*Information supplied*:
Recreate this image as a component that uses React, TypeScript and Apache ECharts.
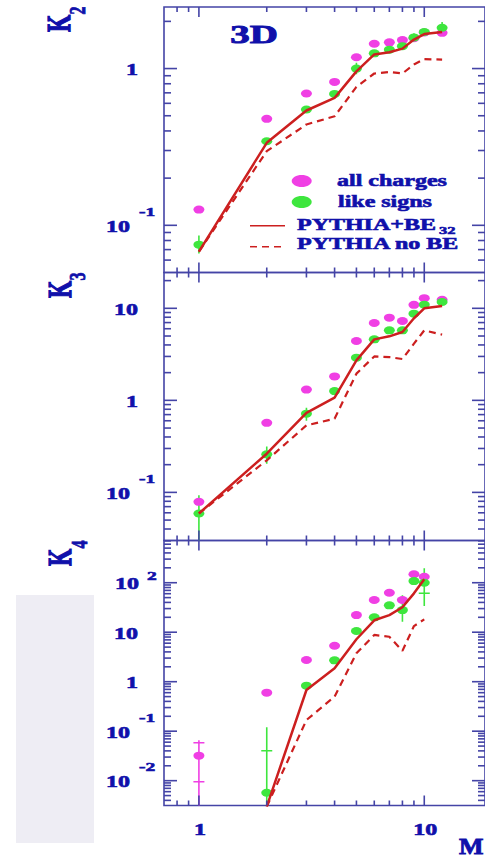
import { useEffect, useRef } from "react";
import * as echarts from "echarts";

// Multiplicity bins (horizontal axis)
const X_MASS = [1, 2, 3, 4, 5, 6, 7, 8, 9, 10, 12];
const X4_MASS = [1, 2, 3, 4, 5, 6, 7, 8, 9, 10];

// K2 panel
const K2_ALL = [0.126, 0.478, 0.693, 0.822, 1.18, 1.44, 1.47, 1.52, 1.56, 1.7, 1.69];
const K2_LIKE = [0.0753, 0.344, 0.548, 0.689, 1.0, 1.25, 1.32, 1.39, 1.58, 1.71, 1.82];
const K2_BE = [0.068, 0.336, 0.54, 0.65, 0.96, 1.23, 1.27, 1.34, 1.53, 1.66, 1.71];
const K2_NOBE = [0.068, 0.297, 0.44, 0.496, 0.764, 0.93, 0.95, 0.93, 1.06, 1.15, 1.14];

// K3 panel
const K3_ALL = [0.079, 0.57, 1.31, 1.82, 4.41, 6.92, 7.92, 7.28, 10.9, 12.9, 12.4];
const K3_LIKE = [0.059, 0.259, 0.716, 1.26, 2.91, 4.6, 5.76, 5.76, 8.75, 10.96, 11.7];
const K3_BE = [0.059, 0.263, 0.73, 1.07, 2.72, 4.6, 4.96, 5.53, 7.8, 10.0, 10.6];
const K3_NOBE = [0.059, 0.223, 0.535, 0.632, 1.95, 3.0, 2.95, 2.81, 4.13, 5.76, 5.18];

// K4 panel (bins 1..10)
const K4_ALL = [0.032, 0.6, 2.74, 5.33, 22.2, 44.7, 62.8, 44.7, 148, 132];
const K4_LIKE = [null, 0.0057, 0.83, 2.7, 10.6, 20, 34.9, 28, 108, 100];
const K4_BE = [null, 0.003, 0.68, 1.87, 7.2, 17.4, 22.2, 32, 61, 117];
const K4_NOBE = [null, 0.003, 0.168, 0.5, 3.75, 8.8, 8.1, 4.2, 13.3, 18.2];

// Error bars: [x, low, high]
const K2_LIKE_ERR = [[1, 0.066, 0.086], [5, 0.92, 1.09], [9, 1.5, 1.68], [12, 1.72, 1.98]];
const K3_LIKE_ERR = [[1, 0.01, 0.093], [2, 0.205, 0.316], [3, 0.6, 0.83]];
const K4_ALL_ERR = [[1, 0.001, 0.0655]];
const K4_LIKE_ERR = [[2, 0.001, 0.12], [8, 16.3, 56], [10, 33.8, 195]];
// Cross marks on error bars: [x, value]
const K4_ALL_CAPS = [[1, 0.0586], [1, 0.0095]];
const K4_LIKE_CAPS = [[2, 0.0404], [8, 46], [10, 61]];

// Axis ranges
const X_RANGE = [0.7, 18.6];
const K2_RANGE = [0.05, 2.47];
const K3_RANGE = [0.03, 24.5];
const K4_RANGE = [0.00315, 713];

// Tick labels
const X_TICK_LABELS = [1, 10];
const X_MAJOR = [1, 10];
const K2_DECADES = [-1, 0];
const K3_DECADES = [-1, 0, 1];
const K4_DECADES = [-2, -1, 0, 1, 2];

const AXIS = "#4444a6";
const TEXT = "#1010aa";
const MAGENTA = "#f03fe4";
const GREEN = "#3ee63e";
const RED = "#cc1f1f";
const FONT = "'Liberation Serif'";
const STRETCH = 1.5;

const ELLIPSE = "path://M-1,0 A1,1 0 1,0 1,0 A1,1 0 1,0 -1,0 Z";

const GRID_LEFT = 164;
const GRID_WIDTH = 329;
const PANELS = [
  { top: 7, height: 265.5, range: K2_RANGE },
  { top: 272.5, height: 268, range: K3_RANGE },
  { top: 540.5, height: 265, range: K4_RANGE },
];

function pairs(xs: number[], ys: (number | null)[]) {
  const out: number[][] = [];
  xs.forEach((x, i) => {
    const y = ys[i];
    if (y != null) out.push([x, y]);
  });
  return out;
}

function minorValues(range: number[]) {
  const vals: number[] = [];
  const lo = Math.floor(Math.log10(range[0]));
  const hi = Math.ceil(Math.log10(range[1]));
  for (let e = lo; e <= hi; e++) {
    for (let k = 1; k <= 9; k++) {
      const v = Number((k * Math.pow(10, e)).toPrecision(6));
      if (v > range[0] * 1.001 && v < range[1] * 0.999) vals.push(v);
    }
  }
  return vals;
}

function isDecade(v: number) {
  const l = Math.log10(v);
  return Math.abs(l - Math.round(l)) < 1e-6;
}

function textStyle(text: string, size: number, align: string) {
  return {
    text,
    fill: TEXT,
    stroke: TEXT,
    lineWidth: size > 20 ? 0.9 : 0.6,
    font: `bold ${size}px ${FONT}`,
    align,
    verticalAlign: "middle",
  };
}

function textEl(text: string, x: number, y: number, size: number, align: string, scaleX = STRETCH) {
  return {
    type: "text",
    x,
    y,
    scaleX,
    style: textStyle(text, size, align),
  };
}

function tickSeries(gi: number, yRange: number[]) {
  const data: number[][] = [];
  const xTicks = [0.8, 0.9, 1, 2, 3, 4, 5, 6, 7, 8, 9, 10];
  xTicks.forEach((v) => data.push([v, yRange[0], X_MAJOR.includes(v) ? 1 : 0, 0]));
  minorValues(yRange).forEach((v) => data.push([X_RANGE[0], v, isDecade(v) ? 1 : 0, 1]));
  return {
    type: "custom",
    xAxisIndex: gi,
    yAxisIndex: gi,
    silent: true,
    z: 5,
    data,
    renderItem: (_p: any, api: any) => {
      const v0 = api.value(0);
      const v1 = api.value(1);
      const major = api.value(2) === 1;
      const isY = api.value(3) === 1;
      const style = { stroke: AXIS, lineWidth: 1.6 };
      if (!isY) {
        const b = api.coord([v0, yRange[0]]);
        const t = api.coord([v0, yRange[1]]);
        const L = major ? 10 : 5;
        return {
          type: "group",
          children: [
            { type: "line", shape: { x1: b[0], y1: b[1], x2: b[0], y2: b[1] - L }, style },
            { type: "line", shape: { x1: t[0], y1: t[1], x2: t[0], y2: t[1] + L }, style },
          ],
        };
      }
      const l = api.coord([X_RANGE[0], v1]);
      const r = api.coord([X_RANGE[1], v1]);
      const L = major ? 13 : 7;
      return {
        type: "group",
        children: [
          { type: "line", shape: { x1: l[0], y1: l[1], x2: l[0] + L, y2: l[1] }, style },
          { type: "line", shape: { x1: r[0], y1: r[1], x2: r[0] - L, y2: r[1] }, style },
        ],
      };
    },
  };
}

function yLabelSeries(gi: number, decades: number[]) {
  return {
    type: "custom",
    xAxisIndex: gi,
    yAxisIndex: gi,
    silent: true,
    clip: false,
    data: decades.map((e) => [X_RANGE[0], Math.pow(10, e), e]),
    renderItem: (_p: any, api: any) => {
      const e = api.value(2);
      const p = api.coord([X_RANGE[0], api.value(1)]);
      if (e === 0 || e === 1) {
        return textEl(e === 0 ? "1" : "10", p[0] - 26, p[1] + 1, 16, "right");
      }
      const baseRight = e < 0 ? p[0] - 34 : p[0] - 25;
      const expLeft = e < 0 ? p[0] - 25 : p[0] - 17;
      const expDy = e < 0 ? -13.5 : -7;
      return {
        type: "group",
        children: [
          textEl("10", baseRight, p[1] + 1, 16, "right"),
          textEl(String(e), expLeft, p[1] + expDy, 13, "left"),
        ],
      };
    },
  };
}

function xLabelSeries(gi: number, yRange: number[]) {
  return {
    type: "custom",
    xAxisIndex: gi,
    yAxisIndex: gi,
    silent: true,
    clip: false,
    data: X_TICK_LABELS.map((v) => [v, yRange[0]]),
    renderItem: (_p: any, api: any) => {
      const v = api.value(0);
      const p = api.coord([v, yRange[0]]);
      return textEl(String(v), p[0] + 1, p[1] + 24.5, 16, "center");
    },
  };
}

function errSeries(gi: number, data: number[][], color: string) {
  return {
    type: "custom",
    xAxisIndex: gi,
    yAxisIndex: gi,
    silent: true,
    clip: true,
    z: 2,
    data,
    renderItem: (_p: any, api: any) => {
      const a = api.coord([api.value(0), api.value(1)]);
      const b = api.coord([api.value(0), api.value(2)]);
      return {
        type: "line",
        shape: { x1: a[0], y1: a[1], x2: b[0], y2: b[1] },
        style: { stroke: color, lineWidth: 1.6 },
      };
    },
  };
}

function capSeries(gi: number, data: number[][], color: string) {
  return {
    type: "custom",
    xAxisIndex: gi,
    yAxisIndex: gi,
    silent: true,
    clip: true,
    z: 2,
    data,
    renderItem: (_p: any, api: any) => {
      const c = api.coord([api.value(0), api.value(1)]);
      return {
        type: "line",
        shape: { x1: c[0] - 5.5, y1: c[1], x2: c[0] + 5.5, y2: c[1] },
        style: { stroke: color, lineWidth: 1.5 },
      };
    },
  };
}

function scatter(gi: number, data: number[][], color: string) {
  return {
    type: "scatter",
    xAxisIndex: gi,
    yAxisIndex: gi,
    symbol: ELLIPSE,
    symbolSize: [11, 8],
    itemStyle: { color, opacity: 1 },
    z: 3,
    data,
  };
}

function curve(gi: number, data: number[][], dashed: boolean) {
  return {
    type: "line",
    xAxisIndex: gi,
    yAxisIndex: gi,
    symbol: "none",
    showSymbol: false,
    z: 4,
    lineStyle: { color: RED, width: dashed ? 2.2 : 2.5, type: dashed ? [7, 5] : "solid" },
    data,
  };
}

function rotatedLabel(x: number, y: number, main: string, sub: string, subY: number) {
  return {
    type: "group",
    x,
    y,
    rotation: Math.PI / 2,
    scaleY: STRETCH,
    children: [
      { type: "text", x: 0, y: 0, style: textStyle(main, 22, "left") },
      { type: "text", x: 17.5, y: subY, style: textStyle(sub, 16, "left") },
    ],
  };
}

export default function App() {
  const ref = useRef<HTMLDivElement>(null);

  useEffect(() => {
    if (!ref.current) return;
    const chart = echarts.init(ref.current, null, { renderer: "svg" });

    const grids = PANELS.map((p) => ({
      left: GRID_LEFT,
      top: p.top,
      width: GRID_WIDTH,
      height: p.height,
      show: true,
      borderColor: AXIS,
      borderWidth: 1.6,
      backgroundColor: "transparent",
    }));
    const xAxes = PANELS.map((_p, i) => ({
      type: "log",
      gridIndex: i,
      min: X_RANGE[0],
      max: X_RANGE[1],
      show: false,
    }));
    const yAxes = PANELS.map((p, i) => ({
      type: "log",
      gridIndex: i,
      min: p.range[0],
      max: p.range[1],
      show: false,
    }));

    const series: any[] = [
      // K2
      errSeries(0, K2_LIKE_ERR, GREEN),
      scatter(0, pairs(X_MASS, K2_ALL), MAGENTA),
      scatter(0, pairs(X_MASS, K2_LIKE), GREEN),
      curve(0, pairs(X_MASS, K2_NOBE), true),
      curve(0, pairs(X_MASS, K2_BE), false),
      // K3
      errSeries(1, K3_LIKE_ERR, GREEN),
      scatter(1, pairs(X_MASS, K3_ALL), MAGENTA),
      scatter(1, pairs(X_MASS, K3_LIKE), GREEN),
      curve(1, pairs(X_MASS, K3_NOBE), true),
      curve(1, pairs(X_MASS, K3_BE), false),
      // K4
      errSeries(2, K4_ALL_ERR, MAGENTA),
      capSeries(2, K4_ALL_CAPS, MAGENTA),
      errSeries(2, K4_LIKE_ERR, GREEN),
      capSeries(2, K4_LIKE_CAPS, GREEN),
      scatter(2, pairs(X4_MASS, K4_ALL), MAGENTA),
      scatter(2, pairs(X4_MASS, K4_LIKE), GREEN),
      curve(2, pairs(X4_MASS, K4_NOBE), true),
      curve(2, pairs(X4_MASS, K4_BE), false),
      // axis ticks and tick labels
      tickSeries(0, K2_RANGE),
      tickSeries(1, K3_RANGE),
      tickSeries(2, K4_RANGE),
      yLabelSeries(0, K2_DECADES),
      yLabelSeries(1, K3_DECADES),
      yLabelSeries(2, K4_DECADES),
      xLabelSeries(2, K4_RANGE),
    ];

    const graphic: any[] = [
      { type: "rect", z: -10, shape: { x: 16, y: 595, width: 78, height: 248 }, style: { fill: "#eeedf4" } },
      rotatedLabel(59, 32, "K", "2", 11.7),
      rotatedLabel(60, 298, "K", "3", 11),
      rotatedLabel(59.5, 566, "K", "4", 12.7),
      textEl("3D", 254, 33.5, 26, "center"),
      textEl("M", 459, 845.5, 24, "left", 1.08),
      // legend
      { type: "ellipse", shape: { cx: 301.7, cy: 181, rx: 10, ry: 6 }, style: { fill: MAGENTA } },
      { type: "ellipse", shape: { cx: 301.7, cy: 202, rx: 10, ry: 6 }, style: { fill: GREEN } },
      textEl("all charges", 337, 181, 16, "left"),
      textEl("like signs", 338, 202, 16, "left"),
      { type: "line", shape: { x1: 250, y1: 225.7, x2: 285, y2: 225.7 }, style: { stroke: RED, lineWidth: 1.5 } },
      { type: "line", shape: { x1: 250, y1: 246.7, x2: 285, y2: 246.7 }, style: { stroke: RED, lineWidth: 1.5, lineDash: [7, 5] } },
      textEl("PYTHIA+BE", 297, 225, 16, "left"),
      textEl("32", 439, 230, 11, "left"),
      textEl("PYTHIA no BE", 297, 244, 16, "left"),
    ];

    chart.setOption({
      animation: false,
      backgroundColor: "#ffffff",
      grid: grids,
      xAxis: xAxes,
      yAxis: yAxes,
      series,
      graphic,
    });

    return () => {
      chart.dispose();
    };
  }, []);

  return (
    <div
      ref={ref}
      style={{ position: "absolute", left: 0, top: 0, width: 485, height: 860 }}
    />
  );
}
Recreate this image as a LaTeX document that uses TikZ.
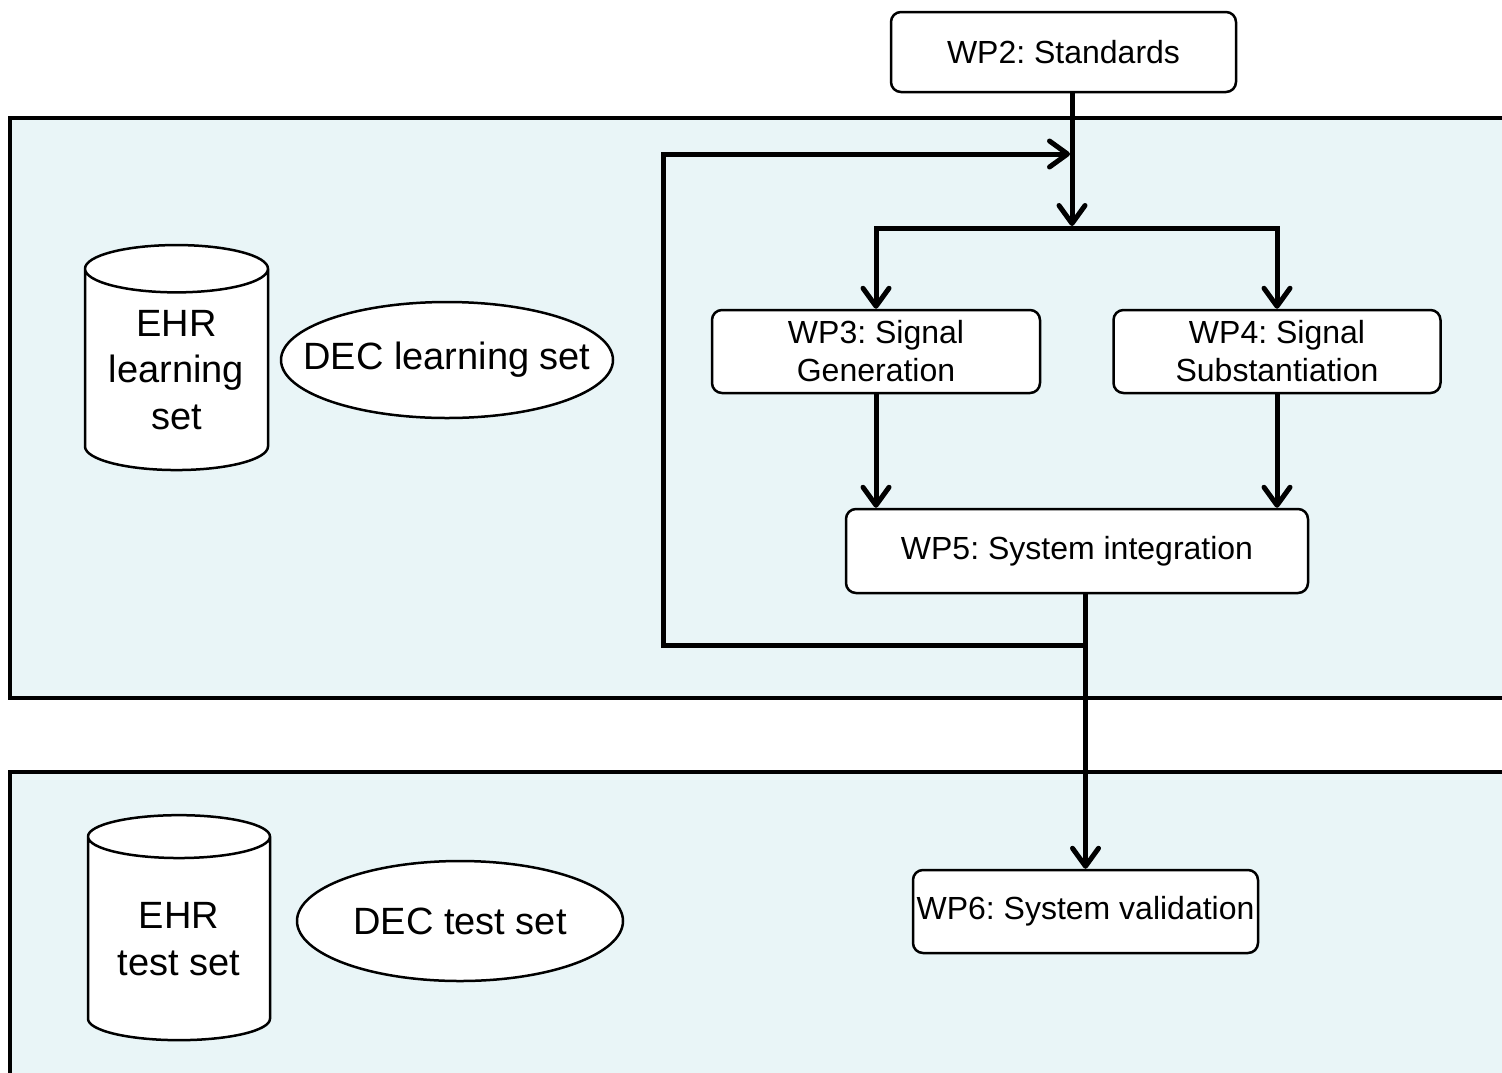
\documentclass[tikz,border=0pt]{standalone}
\usepackage{fontspec}
\setmainfont{Liberation Sans}
\usepackage{tikz}
\usetikzlibrary{shapes.geometric, positioning, arrows.meta}

\definecolor{panelfill}{RGB}{233,245,247}
\frenchspacing

\begin{document}
\begin{tikzpicture}[x=1pt, y=-1pt,
	wp/.style={draw, line width=2.5pt, rounded corners=10pt, fill=white, align=center,
		inner sep=0pt, font=\fontsize{32}{38}\selectfont},
	store/.style={draw, line width=2.5pt, fill=white, cylinder, shape border rotate=90,
		aspect=0.35, align=center, inner sep=0pt, font=\fontsize{38}{46.5}\selectfont},
	dec/.style={draw, line width=2.5pt, fill=white, ellipse, inner ysep=0pt, inner xsep=-30pt,
		font=\fontsize{38}{46}\selectfont},
	flow/.style={line width=5pt, -{Straight Barb[length=18pt, width=26pt, round]}},
	link/.style={line width=5pt}]
	\useasboundingbox (0,0) rectangle (1502,1072);
	\clip (0,0) rectangle (1502,1072);
	% the two data set panels
	\draw[line width=3.5pt, fill=panelfill] (10,118) rectangle (1540,698);
	\draw[line width=3.5pt, fill=panelfill] (10,772) rectangle (1540,1110);
	% work packages
	\node[wp, minimum width=345pt, minimum height=80pt] (wp2) at (1063.5,52) {WP2: Standards};
	\node[wp, minimum width=328pt, minimum height=83pt] (wp3) at (876,351.5) {WP3: Signal\\Generation};
	\node[wp, minimum width=327pt, minimum height=83pt, right=71pt of wp3] (wp4) {WP4: Signal\\Substantiation};
	\node[wp, minimum width=462pt, minimum height=84pt] (wp5) at (1077,551) {WP5: System integration};
	\node[wp, minimum width=345pt, minimum height=83pt] (wp6) at (1085.5,911.5) {WP6: System validation};
	% data sets
	\node[store, minimum width=183pt, minimum height=225pt] (ehrlearn) at (176.5,370) {EHR\\learning\\set};
	\node[dec, minimum width=332pt, minimum height=116pt] (declearn) at (447,360) {DEC learning set};
	\node[store, minimum width=182pt, minimum height=225pt] (ehrtest) at (179,939) {EHR\\test set};
	\node[dec, minimum width=326pt, minimum height=120pt] (dectest) at (460,921) {DEC test set};
	% junctions
	\coordinate (split) at (1072,228);
	\coordinate (merge) at (1072,154);
	\coordinate (back) at (wp6.north |- 0,645);
	% connectors
	\draw[flow, shorten >=2pt] (wp2.south -| split) -- (split);
	\draw[flow] (split) -| (wp3.north);
	\draw[flow] (split) -| (wp4.north);
	\draw[flow] (wp3.south) -- (wp5.north -| wp3.south);
	\draw[flow] (wp4.south) -- (wp5.north -| wp4.south);
	\draw[flow] (wp5.south -| wp6.north) -- (wp6.north);
	\draw[flow, shorten >=2pt] (back) -- (663,645) |- (merge);
\end{tikzpicture}
\end{document}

*Task to complete*: Output exactly the span of lines from the top of the listing through the line holding "import * as", and leave every picture out.

*Completed exercise*:
Recreate this image as a component that uses React, TypeScript and Apache ECharts.
import { useEffect, useRef } from "react";
import * as echarts from "echarts";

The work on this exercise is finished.